The survey concludes that Mexican “resentment” of Arizona’s new immigration law “is fueling a backlash against the U.S., the American people, and even against President Obama, who has publicly criticized the measure.”
 
However, when CNSNews.com asked for more details on the May follow-up survey in Mexico, Andrew Kohut, president of the Pew Research Center and director of the Global Attitudes Project, responded that Pew had once again asked a generic question about how Mexicans rate the United States – “the same questions that we asked” in April, he said.
 
“There were some follow-up questions about (the Arizona) law, Kohut added, “but they are not considered” in the global attitudes report.
 
As noted above, 62 percent of the Mexicans interviewed from April 14-20 had a positive view of the U.S., compared with just 44 percent of those interviewed between May 1-6, after the Arizona law was passed.
 
“The inference that we can draw from that is, there’s a backlash in the United States as a consequence of this (Arizona) law,” Kohut told CNSNews.com.
 
Richard Wike, associate director of the Pew Global Attitude Project, said the follow-up survey in Mexico did include some questions about the Arizona law: “We asked some questions about how people heard about the law and asked people to rate certain leaders on how they’re dealing with the law.
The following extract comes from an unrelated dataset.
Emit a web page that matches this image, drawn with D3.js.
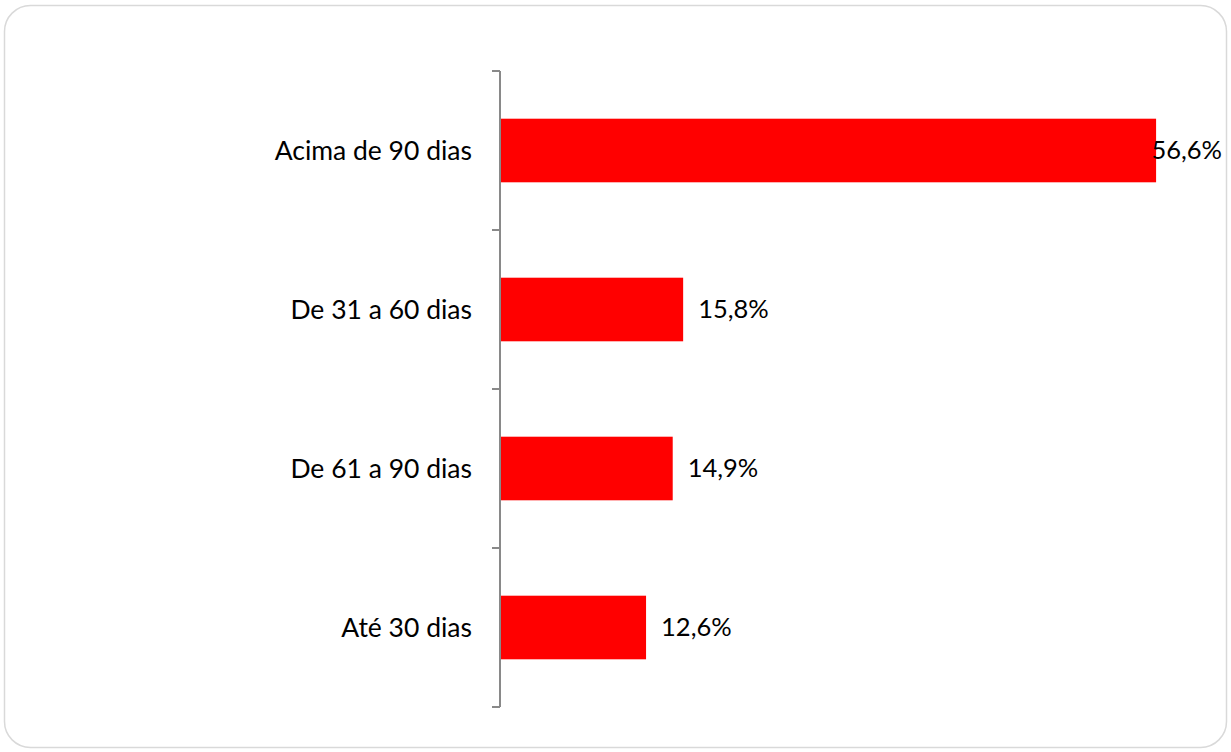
<!DOCTYPE html>
<html>
<head>
<meta charset="utf-8">
<script src="https://cdn.jsdelivr.net/npm/d3@7"></script>
<style>
  body { margin: 0; background: #fff; }
  svg { display: block; }
  text { font-family: Lato, "Open Sans", sans-serif; fill: #000; }
</style>
</head>
<body>
<div id="chart"></div>
<script>
// categories top to bottom and their shares (%)
var categories = ['Acima de 90 dias', 'De 31 a 60 dias', 'De 61 a 90 dias', 'Até 30 dias'];
var values = [56.6, 15.8, 14.9, 12.6];
var valueLabels = ['56,6%', '15,8%', '14,9%', '12,6%'];

var width = 1231, height = 752;

var svg = d3.select('#chart').append('svg')
    .attr('width', width)
    .attr('height', height);

// outer rounded frame
svg.append('rect')
    .attr('x', 4.5).attr('y', 5.5)
    .attr('width', 1222).attr('height', 742)
    .attr('rx', 26).attr('ry', 26)
    .attr('fill', '#fff')
    .attr('stroke', '#d9d9d9')
    .attr('stroke-width', 1.5);

var x = d3.scaleLinear()
    .domain([0, 60])
    .range([500, 1195.5]);

var y = d3.scaleBand()
    .domain(categories)
    .range([71, 707])
    .paddingInner(0.6)
    .paddingOuter(0.3);

var data = categories.map(function(c, i) {
  return { name: c, value: values[i], label: valueLabels[i] };
});

// bars
svg.selectAll('rect.bar')
    .data(data)
  .enter().append('rect')
    .attr('class', 'bar')
    .attr('x', x(0))
    .attr('y', function(d) { return y(d.name); })
    .attr('width', function(d) { return x(d.value) - x(0); })
    .attr('height', y.bandwidth())
    .attr('fill', '#ff0000');

// axis line with ticks at band edges
var axis = svg.append('g');
axis.append('line')
    .attr('x1', x(0)).attr('x2', x(0))
    .attr('y1', 71).attr('y2', 707)
    .attr('stroke', '#898989').attr('stroke-width', 2);

var edges = d3.range(categories.length + 1).map(function(i) {
  return y.range()[0] + i * y.step();
});
axis.selectAll('line.tick')
    .data(edges)
  .enter().append('line')
    .attr('class', 'tick')
    .attr('x1', x(0) - 8).attr('x2', x(0))
    .attr('y1', function(d) { return d; })
    .attr('y2', function(d) { return d; })
    .attr('stroke', '#898989').attr('stroke-width', 2);

// category labels
svg.selectAll('text.cat')
    .data(data)
  .enter().append('text')
    .attr('class', 'cat')
    .attr('x', 472)
    .attr('y', function(d) { return y(d.name) + y.bandwidth() / 2; })
    .attr('dy', '0.35em')
    .attr('text-anchor', 'end')
    .style('font-size', '26.5px')
    .text(function(d) { return d.name; });

// value labels, pushed back inside the frame if they would overflow
svg.selectAll('text.val')
    .data(data)
  .enter().append('text')
    .attr('class', 'val')
    .attr('x', function(d) { return x(d.value) + 15; })
    .attr('y', function(d) { return y(d.name) + y.bandwidth() / 2; })
    .attr('dy', '0.35em')
    .style('font-size', '25.5px')
    .text(function(d) { return d.label; })
    .each(function() {
      var bb = this.getBBox();
      if (bb.x + bb.width > 1222) {
        d3.select(this).attr('x', 1222).attr('text-anchor', 'end');
      }
    });
</script>
</body>
</html>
Some of that, you can see in this report … there’s a little bit of that in this report,” Wike said.
 
For example, the global attitudes report notes that nearly two-thirds (65%) of Mexicans surveyed after the Arizona law’s enactment had heard of the new law; 23% had heard a lot about it; and around  25% had not heard of it.
 
“When asked how leaders on both sides of the border are handling the controversial new measure, Mexicans generally offer negative assessments,” the report says. “In particular, (Arizona) Gov. (Jan) Brewer gets poor marks – 75% disapprove of the way she has dealt with the law. And even though U.S. President Barack Obama has criticized the new law, a majority of Mexicans (54%) disapprove of the way he has handled the crisis,” the report says.
 
Pew says its follow-up survey asked Mexicans about the Arizona law after asking them once again for their overall favorability rating of the United States.
 
Although Mexico’s view of the U.S. has turned negative, that is not the case in Western Europe, where the United States is looked on favorably because of Obama’s leadership, the Pew survey said.
 
“Driven by President Obama’s popularity in the region, favorable ratings for the U.S. in Western Europe soared between 2008 and 2009, and in this year’s poll attitudes remain overwhelmingly positive in Britain, France, Germany and Spain,” the report says.
 
The Pew Research Center, which calls itself a non-partisan “fact tank,” has conducted the Global Attitudes Project since 2001.
 
 
Following is the transcript of CNSNews.com’s questions to Kohut and his response, as well as the response from Richard Wike, associate director of the Pew Global Attitude Project.
 
CNSNews.com: Can you give us more details on the special follow up poll when you asked about the Arizona law, as far as polling in Mexico? I was curious about how you posed that question and the methodology of getting that polling on the Arizona law.
 
Kohut: Sure, what we did was a follow up interview; a small national sample. The questions posed were the same questions that we asked prior to the interview. There were some follow-up questions about this law, but they are not considered in this report. What we were looking at (was) the pre-, post-reaction to the United States…
 
CNSNews.com: So the question wasn’t specifically asked about the Arizona law? You just did the widespread poll to see if it changed, pre- and post?
 
Kohut: That’s right.
 
CNSNews.com: So you did not at all ask about the Arizona law?
 
Kohut: We did ask questions about the Arizona law, but they’re not in this report.
 
Wike: We asked some questions about how people heard about the law and asked people to rate certain leaders on how they’re dealing with the law. Some of that, you can see in this report … there’s a little bit of that in this report.
 
CNSNews.com: I guess the question I wanted to get answered is, how that law was asked (about)?
 
Kohut: The most important thing here is not how that question was asked about the … Arizona law—(It’s) that we did a survey completely comparable on the view of the United States, without any reference to the Arizona law, we got a big difference. The inference that we can draw from that is there’s a backlash in the United States as a consequence of this law.